Payment depended on the speed of the cutter, said Vacaville resident Joe Moreno:
“You got paid by the box, not by the hour. Everything you did was piecework. If you cut apricots, it was so much a box. You got more for apricots, because they were littler and they took longer to cut a whole box of fruit. Peaches, you got a little less because they were bigger fruit and it went a lot faster. Picking prunes was the same way. At one time it was $.03 or $.04 for a box for prunes. It wasn’t a lot, but I could pick 60 boxes as a kid 9 years old,” he said in an interview.
It was hard work, but for many children it provided the chance to earn some pocket money with which to fulfill a wish.

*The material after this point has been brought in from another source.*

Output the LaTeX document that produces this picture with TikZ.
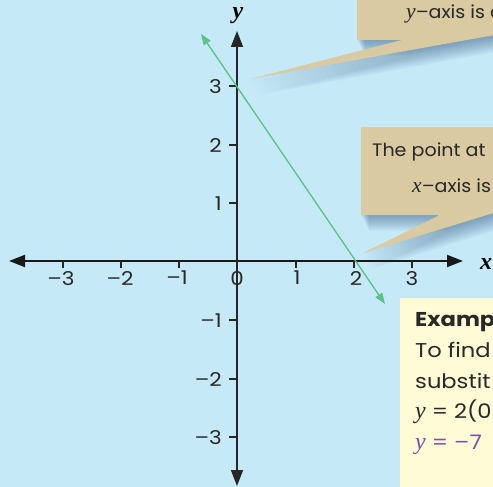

Peggy Byrd, who grew up on the Bassford Ranch, always had a specific goal in mind. “When I worked for my dad I didn’t get paid, but when you worked for the neighbors that was your money. I started here at my Dad’s when I was 5 or 6. My sister and brother would cut the apricots and I’d spread them on the trays. I’d pick prunes too,” she said in an interview.
“I was a good apricot cutter and a good peach cutter. We raced with a couple of Spanish girls. They could beat me cutting apricots, but my apricots were flat and perfect. That was good, because the juice had to stay in the center of the apricot. If you tipped them up, then the juice would run out. My hands were big. I could whop them in peaches.
“In apricots I could do maybe 12 boxes a day. Peaches you’d cut twice as many, because they were bigger. We got paid $ .10 a box for apricots. This would have to be in the early ‘30s. I’d always want to make enough money cutting apricots to buy a season ticket to the swimming pool. That was $5. Once I cut for Harry Nelson and didn’t cut enough to make $5. I was so disappointed, but when I went down to get paid he was paying $.12 cents a box. That put me over the hump.”
While cutting sheds are a thing of the past, the Vacaville Fruit Co. still employs hundreds of men and women who cut fruit for drying throughout the season.